Figure 6. Cisco UCS M81KR VIC
Two main innovations available with the VIC are:
• Port-extension-like functions with Cisco VM-FEX (Virtual Machine Fabric Extender): The VIC is the first implementation of VM-FEX technology from Cisco. VM-FEX eliminates the vSwitch within the hypervisor by providing individual virtual machine virtual ports on the physical network switch. Virtual machine I/O is sent directly to the upstream physical network switch, which takes full responsibility for virtual machine switching and policy enforcement. This approach leads to consistent treatment for all network traffic, virtual or physical. VM-FEX consolidates virtual and physical switching layers into a single layer and reduces the number of network management points by an order of magnitude.

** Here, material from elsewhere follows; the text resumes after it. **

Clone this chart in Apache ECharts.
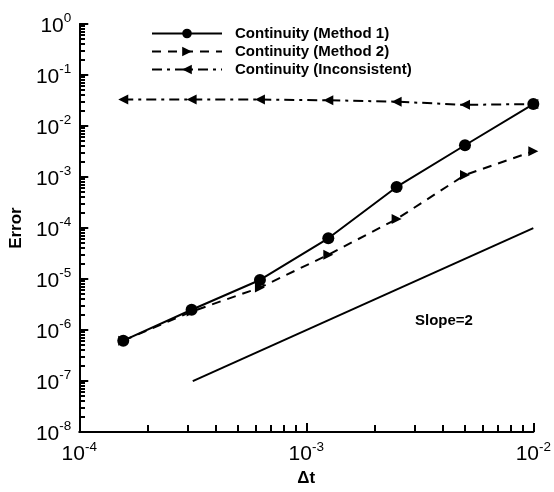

• Hypervisor pass-through: The VIC uses VMware VMDirectPath technology to significantly improve throughput and latency of virtual machine I/O. VMware VMDirectPath allows direct assignment of PCIe devices to virtual machines. Virtual machine I/O bypasses the hypervisor layer and is placed directly on the PCIe device associated with the virtual machine. The Cisco VIC is the industry's first implementation of this technology. VMware VMDirectPath supports VMware vMotion, thereby enabling dynamic workload management.
The Cisco VIC enables VM-FEX functions in both VMware and Red Hat virtualization environments.
Figure 7. Modes of VM-FEX
• The Cisco Nexus 1000V is a standard IEEE 802.1Q bridge and does not require any proprietary tag.
• Both port extension and multichannel capabilities require new tags.
• Both port extension and multichannel capabilities require modification of the NIC and the controlling bridge hardware.
• Port extension can also be used outside virtualized environments with strong benefits, including simplified management and reduction in the number of devices. An example of such a non-virtualized case is a distributed access layer design using the Cisco Nexus 5000 and 2000 Series.
• The Cisco Nexus 1000V has shipped more than 1 million ports since its introduction.
• The Cisco UCS M81KR VIC has shipped hundreds of thousands of virtual ports since its introduction in Q1CY10.
• The Cisco Nexus 5000 and 2000 Series distributed access architecture has shipped more than 2 million ports since introduction.
• All standards related to virtual networking are in the draft stage at this time.
• Cisco's virtualization offerings continue to evolve and are expanding with the addition of virtual network services and advanced experimental features.